INVITATIONS ARE INSTRUMENTS OF INTIMIDATION

Show some dignity! That should be what  anyone  that has the ears  of the Nigerian state should be telling it. In these days when Boko Haram has returned to the North from its hiatus with vengeful wrath, it is unseemly and especially scandalous for the Nigerian state to elect to distract itself and divert the attention of its critics by deploying its resources against Joe Ajaero, the president  of the Nigeria Labour Congress (NLC).

What is his crime? Of course, a long list has unfurled at the same time he unfolded the summons by both the police and the DSS. But the world and his wife knows that the invitations are instruments of intimidation.

The NLC Is the powerhouse union of Nigerian workers. When it sneezes even Aso Rock, the seat of Nigeria’s president, catches cold. Given the central role it plays in corralling Nigerian workers into a single union that is a union of unions, forging them into a formidable coalition that has stared down successive governments, the NLC’s considerable armory includes weapons that can shut down the country on very little notice.

Indeed, on many occasions, chilling notices of strike action by the NLC has sent the federal government go scrambling to the NIC for injunctions.

Recently, the NLC has collided with the FG on the issue of national minimum wage. Tense meetings redolent of terse exchanges between government officials and the union have yielded a slew of grudging concessions by the government.

The NLC has historically been a thorn in the side of successive governments which largely prefer to sidestep it. The protests of August 1 to 10th may have failed to pick up full steam, but there is no doubt that it has rattled the administration of President Bola Tinubu to its core which is a surprise because Nigerians waited for a long time to do it.

While the NLC did not join the protests which found surprising impetus in the North as a union, the union threw its weight behind the protests, blaming the government for making life unbearable for Nigerians.

The protests may have died down for now, but the government is worried sick about a repeat and the ripple effects in a country where insecurity and poverty make an astonishingly combustible combination. To forestall future protests, the NLC president has been interrogated by the police and invited by the DSS. This is as far as intimidation and the weaponization of fear can go in a country whose hard won democracy is an inconvenience for temporary occupants of public office.

But if the instruments of intimidation pointed at the NLC president and invariably at the union he leads are meant to preclude futures protests, then those instruments are doomed to be blunted against the newly ferocious will of the Nigerian people.

Something is unmistakably stirring. Nigerians are no longer as docile as they used to be. Its young people have acquired the desperation and defiance of an animal at bay and are prepared to take their chances. The last elections showed it. The relatively short time it took for people to find their voices in protest against the current government is another pointer.

As the cost of living makes living unbearable just as Boko Haram has turned many parts of the country to killing fields, Nigerians have lost their traditional sense of caution and courtesy towards power and even the intimidatory gimmicks and tactics of security agencies are failing to restore them. Such is the potency and insolence of hunger.

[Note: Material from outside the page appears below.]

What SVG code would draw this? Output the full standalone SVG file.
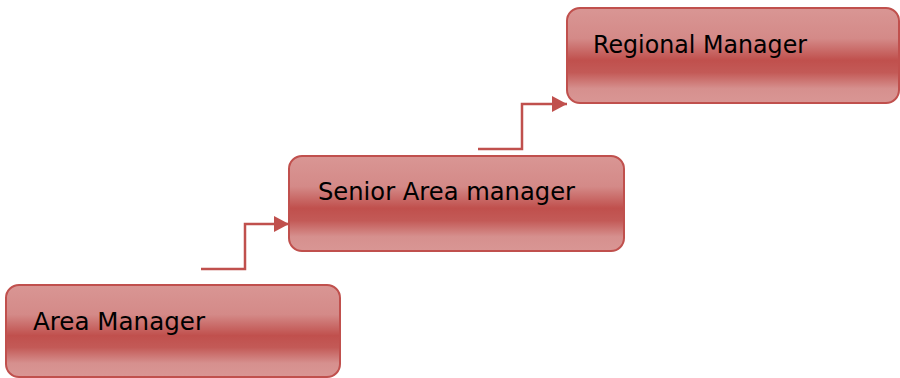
<svg xmlns="http://www.w3.org/2000/svg" width="900" height="378" viewBox="0 0 900 378">
<style>
.box{fill:url(#g);stroke:#c0504d;stroke-width:2}
.lbl{font-family:"DejaVu Sans",sans-serif;font-size:25px;fill:#000}
.con{fill:none;stroke:#c0504d;stroke-width:2.5}
</style>
<defs>
<linearGradient id="g" x1="0" y1="0" x2="0" y2="1">
<stop offset="0" stop-color="#d99694"/>
<stop offset="0.32" stop-color="#d48a88"/>
<stop offset="0.55" stop-color="#c0504d"/>
<stop offset="0.68" stop-color="#c35a57"/>
<stop offset="0.85" stop-color="#d6908e"/>
<stop offset="1" stop-color="#d99694"/>
</linearGradient>
<marker id="arr" markerWidth="6" markerHeight="6.4" refX="6" refY="3.2" orient="auto" markerUnits="strokeWidth">
<path d="M0,0 L6,3.2 L0,6.4 Z" fill="#c0504d"/>
</marker>
</defs>
<g id="connectors">
<path class="con" d="M201,269 H245 V224 H289" marker-end="url(#arr)"/>
<path class="con" d="M478,149 H522 V104 H567" marker-end="url(#arr)"/>
</g>
<g id="area-manager">
<rect class="box" x="6" y="285" width="334" height="92" rx="13"/>
<text class="lbl" x="33" y="330" textLength="172" lengthAdjust="spacingAndGlyphs">Area Manager</text>
</g>
<g id="senior-area-manager">
<rect class="box" x="289" y="156" width="335" height="95" rx="13"/>
<text class="lbl" x="318" y="200" textLength="257" lengthAdjust="spacingAndGlyphs">Senior Area manager</text>
</g>
<g id="regional-manager">
<rect class="box" x="567" y="8" width="332" height="95" rx="13"/>
<text class="lbl" x="593" y="53" textLength="214" lengthAdjust="spacingAndGlyphs">Regional Manager</text>
</g>
</svg>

As for the police and DSS, the obsequious eagerness cast into repeatedly inviting the NLC president thereby intimidating the union he leads is ominous. In a country where terrorists are carving out vast killing fields out of defenceless communities, one would think that the agencies of state to which Nigerians have contracted their security would be too busy with pressing priorities. But, no, what do they do?

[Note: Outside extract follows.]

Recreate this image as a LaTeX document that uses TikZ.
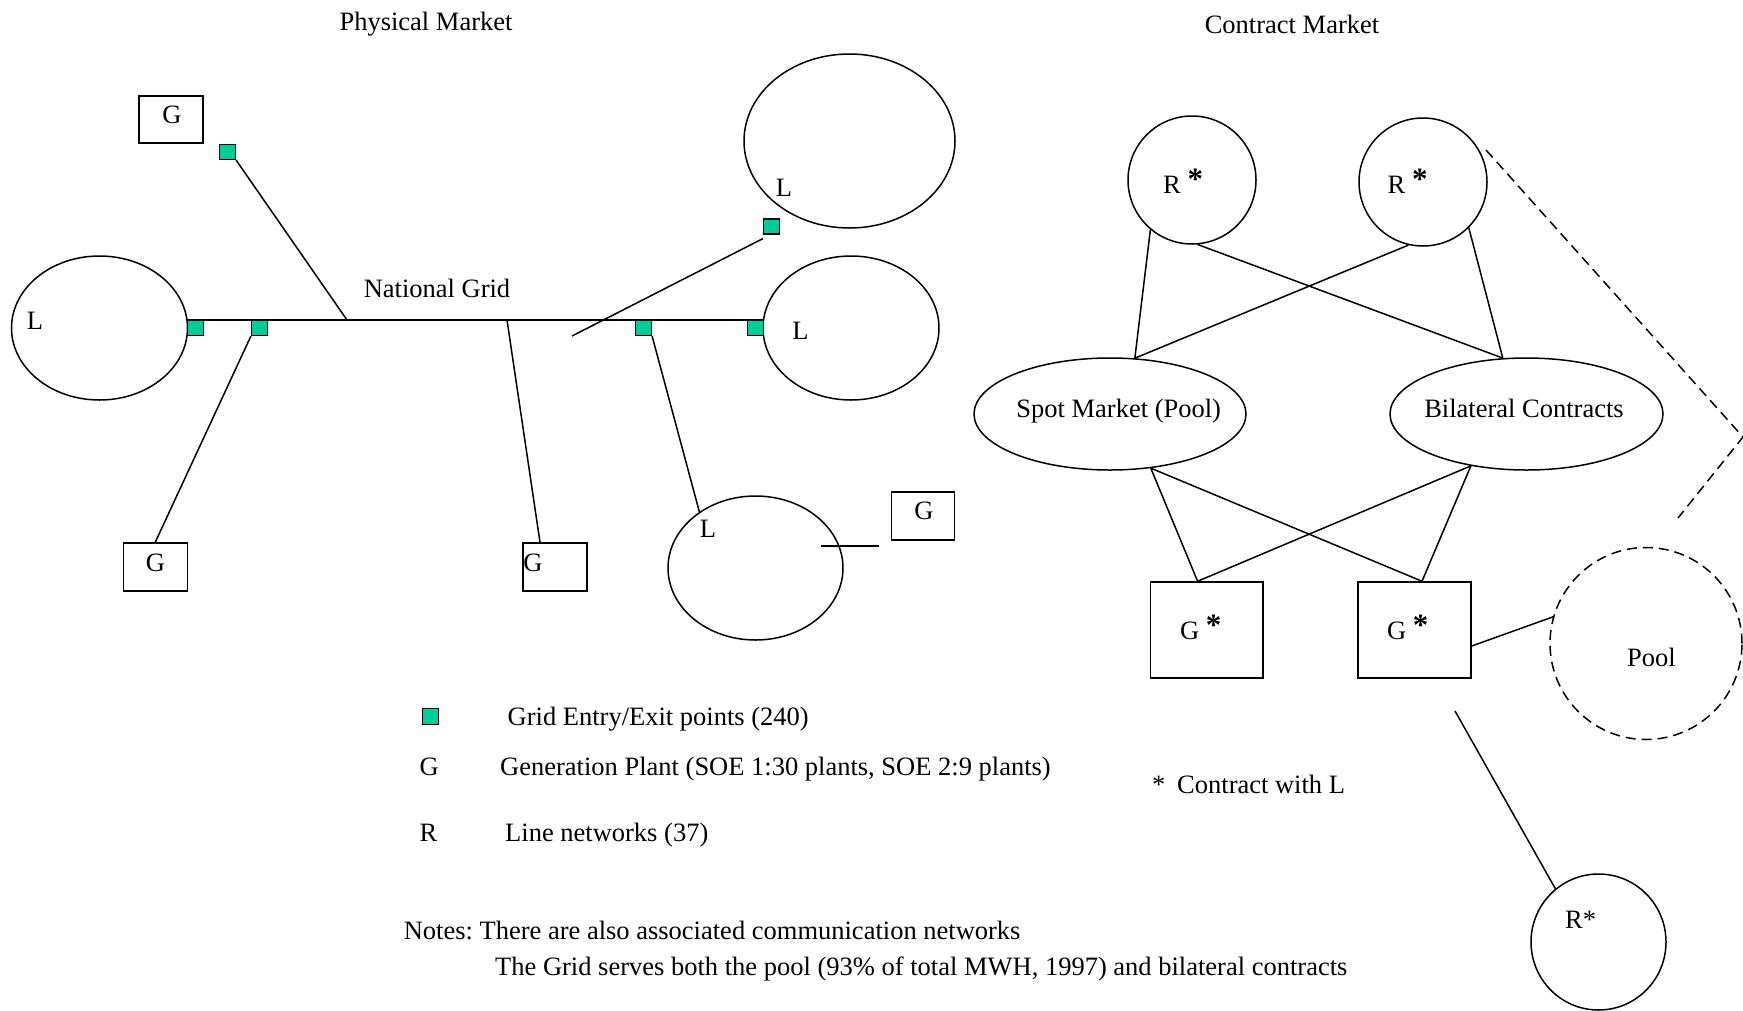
\documentclass[tikz,border=0pt]{standalone}
\usepackage{fontspec}
\setmainfont{Liberation Serif}
\usetikzlibrary{shapes.geometric}
\definecolor{gridgreen}{RGB}{0,204,153}
\newcommand{\bigast}{\raisebox{3.5pt}{\fontsize{31}{31}\selectfont\bfseries *}}
\frenchspacing
\begin{document}
\begin{tikzpicture}[x=1pt,y=-1pt,
  ln/.style={line width=1.5pt},
  ell/.style={draw, ellipse, line width=1.5pt, inner sep=0pt},
  box/.style={draw, rectangle, line width=1.5pt, inner sep=0pt},
  gsq/.style={draw, fill=gridgreen, line width=1.2pt, minimum width=16pt, minimum height=15pt, inner sep=0pt},
  txt/.style={font=\fontsize{26.5}{30}\selectfont, inner sep=0pt, anchor=base},
  txtw/.style={txt, anchor=base west},
  dsh/.style={line width=1.5pt, dash pattern=on 10pt off 6pt}]
\useasboundingbox (0,0) rectangle (1743,1010);

% ---------- titles ----------
\node[txt] (tphys) at (426,30) {Physical Market};
\node[txt] (tcont) at (1292,33) {Contract Market};

% ---------- physical market ----------
\node[ell, minimum width=176pt, minimum height=144pt] (Lleft) at (99.5,328) {};
\node[ell, minimum width=211pt, minimum height=174pt] (Ltop) at (849.5,141) {};
\node[ell, minimum width=176pt, minimum height=144pt] (Lmid) at (851,328) {};
\node[ell, minimum width=175pt, minimum height=144pt] (Lbot) at (755.5,568) {};

\node[box, minimum width=64pt, minimum height=47pt] (Gtop) at (171,119.5) {};
\node[box, minimum width=64pt, minimum height=48pt] (Gleft) at (155.25,567) {};
\node[box, minimum width=64pt, minimum height=48pt] (Gmid) at (555,567) {};
\node[box, minimum width=63pt, minimum height=48pt] (Gright) at (923,516) {};

\node[txt] (lLleft) at (35,329) {L};
\node[txt] (lLtop) at (784,196) {L};
\node[txt] (lLmid) at (800.5,339) {L};
\node[txt] (lLbot) at (708,537) {L};
\node[txt] (lGtop) at (172,123) {G};
\node[txt] (lGleft) at (155.5,571) {G};
\node[txt] (lGmid) at (533,571) {G};
\node[txt] (lGright) at (924,519) {G};
\node[txt] (lgrid) at (437,297) {National Grid};

% grid entry/exit squares
\node[gsq] (sqTop) at (227.5,152) {};
\node[gsq] (sqA) at (195.75,328) {};
\node[gsq] (sqB) at (259.5,328) {};
\node[gsq] (sqC) at (643.5,328) {};
\node[gsq] (sqD) at (755.5,328) {};
\node[gsq] (sqE) at (771.5,226.5) {};

\coordinate (gridA) at (347,320);
\coordinate (gridB) at (507,320);
\coordinate (diagS) at (572,336);
\coordinate (stubA) at (821,546);
\coordinate (stubB) at (879,546);

\draw[ln] (sqA.north west) -- (sqD.north east);
\draw[ln] (sqTop.south east) -- (gridA);
\draw[ln] (sqB.south west) -- (Gleft.north);
\draw[ln] (gridB) -- ([xshift=-15pt]Gmid.north);
\draw[ln] (diagS) -- ([yshift=-4pt]sqE.south west);
\draw[ln] (sqC.south east) -- (Lbot.135);
\draw[ln] (stubA) -- (stubB);
% redraw squares on top of lines
\node[gsq] at (sqTop) {};
\node[gsq] at (sqA) {};
\node[gsq] at (sqB) {};
\node[gsq] at (sqC) {};
\node[gsq] at (sqD) {};
\node[gsq] at (sqE) {};

% ---------- legend ----------
\node[gsq, minimum width=16pt, minimum height=16pt] (legsq) at (430.5,716.5) {};
\node[txtw] (leg1) at (507.5,725) {Grid Entry/Exit points (240)};
\node[txtw] (legG) at (419.5,775) {G};
\node[txtw] (leg2) at (500,775) {Generation Plant (SOE 1:30 plants, SOE 2:9 plants)};
\node[txtw] (legR) at (419.5,841) {R};
\node[txtw] (leg3) at (505,841) {Line networks (37)};
\node[txtw] (note1) at (403.6,939) {Notes: There are also associated communication networks};
\node[txtw] (note2) at (495,975) {The Grid serves both the pool (93\% of total MWH, 1997) and bilateral contracts};
\node[txtw] (ast) at (1152,793) {*};
\node[txtw] (legL) at (1177,793) {Contract with L};

% ---------- contract market ----------
\node[ell, minimum width=128pt, minimum height=128pt] (R1) at (1192,180) {};
\node[ell, minimum width=128pt, minimum height=128pt] (R2) at (1423,182) {};
\node[ell, minimum width=272pt, minimum height=112pt] (spot) at (1110,414) {};
\node[ell, minimum width=273pt, minimum height=112pt] (bil) at (1526.5,414) {};
\node[box, minimum width=112.5pt, minimum height=96pt] (G1) at (1206.6,630) {};
\node[box, minimum width=113pt, minimum height=96pt] (G2) at (1414.5,630) {};
\node[ell, dsh, minimum width=192pt, minimum height=192pt] (pool) at (1646,643.5) {};
\node[ell, minimum width=135pt, minimum height=136pt] (R3) at (1598.5,942) {};

\node[txtw] (lR1) at (1163,193) {R \bigast};
\node[txtw] (lR2) at (1387.5,193) {R \bigast};
\node[txt] (lspot) at (1118.7,417) {Spot Market (Pool)};
\node[txt] (lbil) at (1524,417) {Bilateral Contracts};
\node[txtw] (lG1) at (1180,639) {G \bigast};
\node[txtw] (lG2) at (1387,639) {G \bigast};
\node[txt] (lpool) at (1651.5,666) {Pool};
\node[txtw] (lR3) at (1565,928) {R*};

\draw[ln] (R1.230) -- (spot.66);
\draw[ln] (R1.275) -- (bil.113);
\draw[ln] (R2.257) -- (spot.66);
\draw[ln] (R2.315) -- (bil.113);
\draw[ln] (spot.307) -- ([xshift=-9pt]G1.north);
\draw[ln] (spot.307) -- ([xshift=7.5pt]G2.north);
\draw[ln] (bil.223) -- ([xshift=-9pt]G1.north);
\draw[ln] (bil.223) -- ([xshift=7.5pt]G2.north);
\draw[ln] ([yshift=-16pt]G2.east) -- (pool.164.5);

\coordinate (rline) at (1455,711);
\draw[ln] (rline) -- (R3.129);

\coordinate (dA) at (1486,150);
\coordinate (dB) at (1743,437);
\coordinate (dC) at (1678,518);
\draw[dsh] (dA) -- (dB) -- (dC);
\end{tikzpicture}
\end{document}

Since the protests ended, they have been eagerly rounding up those who got involved one way or the other, no doubt intent to show them that the government will not condone any dissent or disruption.

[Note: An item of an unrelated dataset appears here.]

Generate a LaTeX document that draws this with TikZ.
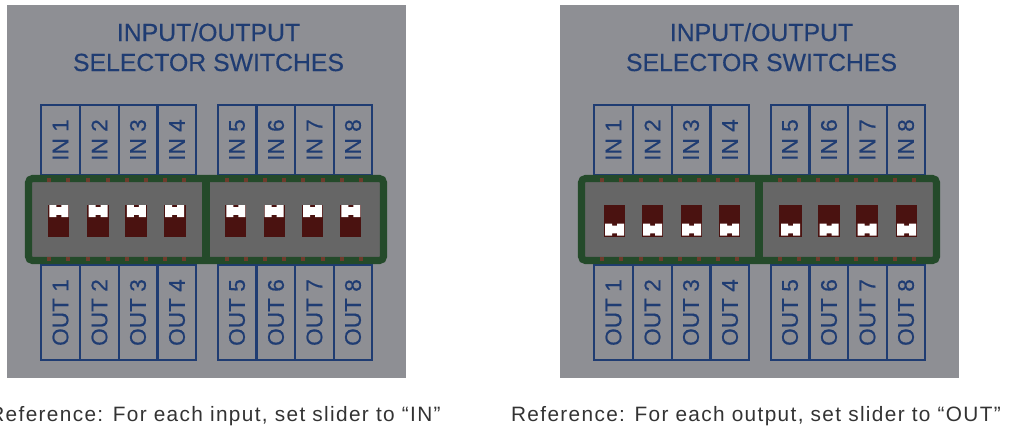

However, a government that is not prepared to condone dissent or disruption must also be one above board. It must be a government doing and seen to be doing all it can to give those who live under it the best of leadership and life. This lofty aims which seem to currently be beyond the present administration cannot be without the constructive dissent and disruption which is the tonic of any democracy. If the government is serious about its commitments, it should welcome the stones Nigerians throw at it and use them to build solid foundations for the country instead of clutching at straws, grasping the thin air, and seeking to build castles in the air out of grandiose promises and illusions of competence and sophistication.